While he was quickly back in the lightning, he only raced eight other times before the season concluded.
And he was not at 100 percent.
“It is pretty good,” Sexton confirmed when queried on how his back injury was doing earlier this week. “I do not wake up hurting anymore. I am pretty healed up. I would say I am back to 100 percent. Towards the end of last season, I was not 100 percent physically and mentally, really.”
Needless to say, like all racing drivers he wants to get back in his car and back in action.
He is healed physically and mentally and he will enter the new season in better shape equipment wise as well. In addition, after suffering the back injury, he now has a CASM Safety shock absorbing seat mount system in his car to prevent another back injury.
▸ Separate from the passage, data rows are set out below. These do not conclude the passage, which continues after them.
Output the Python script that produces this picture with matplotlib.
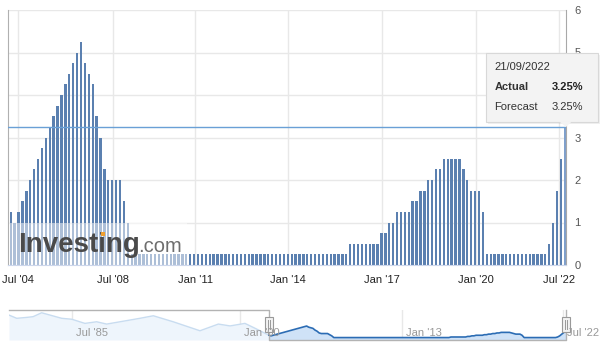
import matplotlib
matplotlib.use('Agg')
import matplotlib.pyplot as plt
from matplotlib.patches import Rectangle, Polygon

plt.rcParams['font.family'] = ['Liberation Sans', 'DejaVu Sans']

# Fed rate decisions, one bar per meeting (ordinal axis), Jul 2004 - Sep 2022
rates = [
    # 2004 - 2008
    1.25, 1.0, 1.25, 1.5, 1.75, 2.0, 2.25, 2.5, 2.75, 3.0, 3.25, 3.5, 3.75, 4.0, 4.25, 4.5,
    4.75, 5.0, 5.25, 4.75, 4.5, 4.25, 3.5, 3.0, 2.25, 2.0, 2.0, 2.0, 2.0, 1.5, 1.0,
    # Dec 2008 - Oct 2015
    0.25,
    0.25, 0.25, 0.25, 0.25, 0.25, 0.25, 0.25, 0.25,
    0.25, 0.25, 0.25, 0.25, 0.25, 0.25, 0.25, 0.25,
    0.25, 0.25, 0.25, 0.25, 0.25, 0.25, 0.25, 0.25,
    0.25, 0.25, 0.25, 0.25, 0.25, 0.25, 0.25, 0.25,
    0.25, 0.25, 0.25, 0.25, 0.25, 0.25, 0.25, 0.25,
    0.25, 0.25, 0.25, 0.25, 0.25, 0.25, 0.25, 0.25,
    0.25, 0.25, 0.25, 0.25, 0.25, 0.25, 0.25,
    # Dec 2015 - Jan 2020
    0.5, 0.5, 0.5, 0.5, 0.5, 0.5, 0.5, 0.5,
    0.75, 0.75, 1.0, 1.0, 1.25, 1.25, 1.25, 1.25,
    1.5, 1.5, 1.75, 1.75, 2.0, 2.0, 2.25, 2.25,
    2.5, 2.5, 2.5, 2.5, 2.5, 2.25, 2.0, 1.75, 1.75, 1.75,
    # Mar 2020 - Jan 2022
    1.25,
    0.25, 0.25, 0.25, 0.25, 0.25, 0.25, 0.25, 0.25,
    0.25, 0.25, 0.25, 0.25, 0.25, 0.25, 0.25, 0.25,
    # 2022
    0.5, 1.0, 1.75, 2.5, 3.25,
]
idx = list(range(len(rates)))

tick_pos = [1.9, 26.1, 47.3, 71.1, 95.2, 119.3, 140.4]
tick_labels = ["Jul '04", "Jul '08", "Jan '11", "Jan '14", "Jan '17", "Jan '20", "Jul '22"]
y_ticks = [0, 1, 2, 3, 4, 5, 6]

# navigator: earlier history (in meeting-index units, negative = before Jul '04)
nav_hist_pos = [-124.3, -120.6, -115.8, -112.8, -108.7, -104.7, -99.1, -94.3, -88.0, -82.4,
                -77.6, -71.2, -61.7, -55.3, -45.8, -33.0, -24.2, -18.6, -11.5, -6.7]
nav_hist_vals = [10.0, 8.6, 9.0, 9.3, 11.0, 10.0, 8.6, 8.2, 6.4, 7.1,
                 6.1, 7.1, 8.6, 9.7, 7.1, 3.2, 6.1, 5.3, 6.4, 4.3]
nav_tick_pos = [-94.2, -13.9, 63.6, 140.6]
nav_tick_labels = ["Jul '85", "Jan '00", "Jan '13", "Jul '22"]

tip_date = '21/09/2022'
tip_actual = '3.25%'
tip_forecast = '3.25%'

W, H = 601, 348
fig = plt.figure(figsize=(W / 100, H / 100), dpi=100)

def fx(x):
    return x / W

def fy(y):
    return 1 - y / H

# ---- main chart ----
ax = fig.add_axes([fx(8), fy(265), (566 - 8) / W, (265 - 10) / H])
bar_colors = ['#5b80b0'] * (len(rates) - 1) + ['#7fa0cc']
ax.bar(idx, rates, width=0.6, color=bar_colors, zorder=2)
ax.set_xlim(-0.7, len(rates) - 0.7)
ax.set_ylim(0, 6)
ax.set_xticks(tick_pos, tick_labels)
ax.set_yticks(y_ticks)
ax.yaxis.tick_right()
ax.tick_params(axis='x', length=0, pad=7, labelsize=8, labelcolor='#222222')
ax.tick_params(axis='y', length=0, pad=6, labelsize=8, labelcolor='#555555')
ax.grid(True, color='#e8e8e8', lw=1, zorder=0)
ax.set_axisbelow(True)
ax.spines['top'].set_visible(False)
ax.spines['left'].set_color('#b0b0b0')
ax.spines['right'].set_color('#a8a8a8')
ax.spines['bottom'].set_color('#ccd6eb')

# crosshair on the hovered (last) point
ax.axhline(rates[-1], color='#6aa0d6', lw=1, zorder=3)

# watermark
ax.add_patch(Rectangle((0.002, 0), 0.319, 0.165, transform=ax.transAxes,
                       facecolor='white', alpha=0.5, lw=0, zorder=4))
ax.text(0.018, 0.051, 'Investing', transform=ax.transAxes, fontsize=20, fontweight='bold',
        color='#4a4a4a', va='baseline', ha='left', zorder=5)
ax.text(0.233, 0.051, '.com', transform=ax.transAxes, fontsize=14.5,
        color='#6e6e6e', va='baseline', ha='left', zorder=5)
ax.add_patch(Rectangle((0.166, 0.114), 0.007, 0.016, transform=ax.transAxes,
                       facecolor='#f0a030', lw=0, zorder=6))

# ---- navigator ----
nax = fig.add_axes([fx(9), fy(340), (566 - 9) / W, 30 / H])
nax.set_xlim(-124.3, 142.0)
nax.set_ylim(-0.8, 12.2)
nax.axis('off')
for p in nav_tick_pos:
    nax.axvline(p, color='#e8e8e8', lw=1, zorder=0)
hx = nav_hist_pos + [0]
hy = nav_hist_vals + [rates[0]]
nax.fill_between(hx, hy, -0.8, color='#eef5fc', lw=0, zorder=1)
nax.plot(hx, hy, color='#c8dcf0', lw=1, zorder=2)
nax.fill_between(idx, rates, -0.8, color='#cfe2f7', lw=0, zorder=1)
nax.plot(idx, rates, color='#2b6cb4', lw=1.2, zorder=2)

bt = nax.get_xaxis_transform()
x_left = nax.get_xlim()[0]
x_a, x_b = idx[0], idx[-1]
nax.plot([x_left, x_a, x_a, x_b, x_b], [1, 1, 0, 0, 1], transform=bt,
         color='#b3b3b3', lw=1, clip_on=False, zorder=3)
for hxp in (x_a, x_b):
    nax.add_patch(Rectangle((hxp - 1.9, 0.27), 3.8, 0.5, transform=bt,
                            facecolor='#f2f2f2', edgecolor='#999999', lw=0.8,
                            clip_on=False, zorder=4))
    for d in (-0.6, 0.6):
        nax.plot([hxp + d, hxp + d], [0.38, 0.66], transform=bt, color='#999999',
                 lw=0.7, clip_on=False, zorder=5)
for p, lab in zip(nav_tick_pos, nav_tick_labels):
    nax.text(p + 1.9, 0.25, lab, transform=bt, ha='left', va='center',
             fontsize=8, color='#999999', zorder=6, clip_on=False)

# ---- tooltip ----
x0, x1, y0, y1 = 486, 598, 52.7, 121.7
for off, a in ((2, 0.06), (1, 0.1)):
    fig.patches.append(Rectangle((fx(x0 + off), fy(y1 + off)), (x1 - x0) / W, (y1 - y0) / H,
                                 transform=fig.transFigure, facecolor='black', alpha=a,
                                 lw=0, zorder=10))
fig.patches.append(Rectangle((fx(x0), fy(y1)), (x1 - x0) / W, (y1 - y0) / H,
                             transform=fig.transFigure, facecolor='#f3f3f3',
                             edgecolor='#d8d8d8', lw=0.8, zorder=11))
fig.patches.append(Polygon([(fx(559), fy(121.2)), (fx(566), fy(127)), (fx(572), fy(121.2))],
                           closed=True, transform=fig.transFigure, facecolor='#f3f3f3',
                           edgecolor='none', zorder=12))
fig.text(fx(494.5), fy(67.5), tip_date, fontsize=8, color='#333333', va='center', zorder=13)
fig.text(fx(494.5), fy(87.5), 'Actual', fontsize=8, fontweight='bold', color='#333333',
         va='center', zorder=13)
fig.text(fx(583.5), fy(87.5), tip_actual, fontsize=8, fontweight='bold', color='#222222',
         va='center', ha='right', zorder=13)
fig.text(fx(494.5), fy(107), 'Forecast', fontsize=8, color='#333333', va='center', zorder=13)
fig.text(fx(583.5), fy(107), tip_forecast, fontsize=8, color='#333333', va='center',
         ha='right', zorder=13)

fig.savefig('out.png', dpi=100)
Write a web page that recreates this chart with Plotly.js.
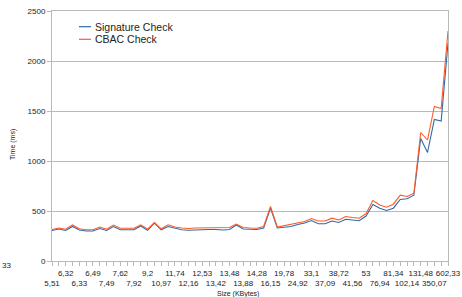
<!DOCTYPE html>
<html>
<head>
<meta charset="utf-8">
<script src="https://cdn.plot.ly/plotly-3.0.1.min.js"></script>
<style>html,body{margin:0;padding:0;background:#fff;}#chart{width:462px;height:297px;}</style>
</head>
<body>
<div id="chart"></div>
<script>
// Size labels shown under every second point (KBytes)
const sizeLabels = ['5,51','6,32','6,33','6,49','7,49','7,62','7,92','9,2','10,97','11,74','12,16','12,53','13,42','13,48','13,88','14,28','16,15','19,78','24,92','33,1','37,09','38,72','41,56','53','76,94','81,34','102,14','131,48','350,07','602,33'];

// Time (ms) per point
const signatureCheck = [305,320,305,345,310,300,300,325,305,345,312,312,312,350,308,380,312,345,325,312,308,312,312,315,315,310,315,360,320,318,315,330,530,330,340,345,365,380,405,372,372,400,385,418,410,402,450,565,528,505,528,615,622,658,1225,1085,1415,1400,2180];
const cbacCheck = [315,330,318,360,322,312,312,340,318,360,328,328,328,362,318,385,322,362,340,330,325,330,330,335,335,335,335,370,335,330,328,345,545,340,355,365,385,395,425,400,400,428,410,445,435,428,475,605,560,538,568,658,645,678,1285,1210,1545,1525,2300];

const seriesNames = ['Signature Check', 'CBAC Check'];
const colors = ['#2f6aa8', '#ff5a2a'];

const idx = signatureCheck.map((_, i) => i);
const tickvals = idx;
const ticktext = idx.map(i => {
  if (i % 2) return '';
  const lab = sizeLabels[i / 2];
  return (i % 4 === 0) ? ' <br>' + lab : lab;
});

const traces = [signatureCheck, cbacCheck].map((ys, k) => ({
  x: idx, y: ys, type: 'scatter', mode: 'lines', name: seriesNames[k],
  line: {color: colors[k], width: 1.1}, showlegend: false, hoverinfo: 'skip'
}));

const grid = '#b9b9b9';
const W = 396, H = 250, L = 52, T = 11;
const px = x => (x - L) / W;
const py = y => (T + H - y) / H;

const layout = {
  width: 462, height: 297,
  margin: {l: 52, r: 14, t: 11, b: 36},
  paper_bgcolor: '#fff', plot_bgcolor: '#fff',
  font: {family: 'Liberation Sans, Arial, sans-serif', color: '#222', size: 8},
  xaxis: {
    range: [0, idx.length - 1], tickmode: 'array', tickvals: tickvals, ticktext: ticktext,
    ticks: 'outside', ticklen: 4, tickcolor: grid, tickwidth: 1,
    showgrid: false, zeroline: false, showline: true, linecolor: grid, linewidth: 1, mirror: true,
    tickangle: 0, tickfont: {size: 8, color: '#222'}
  },
  yaxis: {
    range: [0, 2500], dtick: 500, tick0: 0,
    ticks: 'outside', ticklen: 4, tickcolor: grid,
    showgrid: true, gridcolor: grid, gridwidth: 1, zeroline: false,
    showline: true, linecolor: grid, linewidth: 1, mirror: true,
    tickfont: {size: 8, color: '#222'}
  },
  shapes: [
    {type: 'line', xref: 'paper', yref: 'paper', x0: px(79), x1: px(91), y0: py(26.7), y1: py(26.7), line: {color: colors[0], width: 1.2}},
    {type: 'line', xref: 'paper', yref: 'paper', x0: px(79), x1: px(91), y0: py(39.3), y1: py(39.3), line: {color: colors[1], width: 1.2}}
  ],
  annotations: [
    {xref: 'paper', yref: 'paper', x: px(93), y: py(26.7), xanchor: 'left', yanchor: 'middle', text: seriesNames[0], showarrow: false, font: {size: 10.5, color: '#222'}},
    {xref: 'paper', yref: 'paper', x: px(93), y: py(39.3), xanchor: 'left', yanchor: 'middle', text: seriesNames[1], showarrow: false, font: {size: 10.5, color: '#222'}},
    {xref: 'paper', yref: 'paper', x: px(13), y: py(145), xanchor: 'center', yanchor: 'middle', text: 'Time (ms)', textangle: -90, showarrow: false, font: {size: 7, color: '#222'}},
    {xref: 'paper', yref: 'paper', x: px(238), y: py(287.5), xanchor: 'center', yanchor: 'top', text: 'Size (KBytes)', showarrow: false, font: {size: 7, color: '#222'}},
    {xref: 'paper', yref: 'paper', x: px(0), y: py(265.5), xanchor: 'left', yanchor: 'middle', text: '33', showarrow: false, font: {size: 8, color: '#222'}}
  ]
};

Plotly.newPlot('chart', traces, layout, {displayModeBar: false, staticPlot: true});
</script>
</body>
</html>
“Coming into this year, we are the most prepared we have ever been at the beginning of the season in any type of racing I have done,” Sexton said. “That helps. It will be the same car as last season. This year we also have a complete backup ready to go. So, there will not be long droughts of not racing.
“I am hoping to do the full USAC/CRA schedule, of course,” he offered when asked on how much he planned on competing this year. “I would love to do it, but it will be as much as the budget allows. We will be racing as much as we can. I do not think we will be doing any of the new series. Unless I get a ride in something else, the USAC series is what I will be racing.”